Al Hilah was a high ranking intelligence agent in Yemen’s Political Security Organization beginning in the 1990’s. Apprehended on a business trip in Cairo, Egyptian authorities claim that they handed al Hilah to the US authorities immediately after his capture in 2002. He spent 16 months in US custody in Afghanistan and was transferred to Guantanamo Bay in 2004.
According to his 2006 Administrative Review Board Hearing, al Hilah admitted coordinating the transfer of extremists from Yemen to Afghanistan and Pakistan, under the cover of deportation, for training with al Qaeda. Other extremists were sent by al Hilah from Yemen to Europe according to a foreign government service. The US also alleges that conversations recorded by Italian police in 2000 indicate al Hilal had prior knowledge of the September 11, 2001 terror attacks on the United States. On the tape, al Hilah discusses an impending “terrifying” attack that will involve airplanes, “leave them stunned” and “be reported in all the world’s papers.”
At his Combat Status Review Tribunal, Al Hilah denied that he was a terror facilitator or had provided passports for al Qaeda or Egyptian Islamic Jihad, and he stated he had no foreknowledge of the 9/11 attacks. He said he had nothing but loathing for terrorism as a whole.

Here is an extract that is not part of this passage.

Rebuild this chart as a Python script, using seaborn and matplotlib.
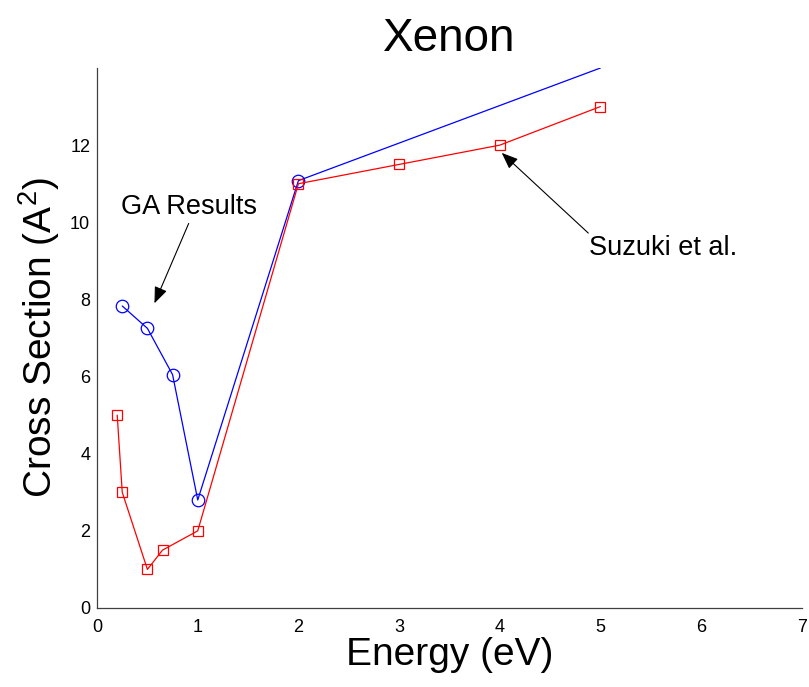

Regarding his client and the other Yemenis at Guantanamo Bay, attorney Remes says, “We’re talking about fewer than 100 men. It can’t be that hard to arrange for their return.” Concerned about lax security conditions in Yemen, the US raised the possibility of sending the Yemeni detainees to Saudi Arabia for rehabilitation, an idea widely decried within Yemen and by President Ali Abdullah Saleh. US allies have largely rejected US requests to take some Yemeni detainees. Some estimates of the cost of developing a modern rehabilitation program in Yemen range over USD 100 million.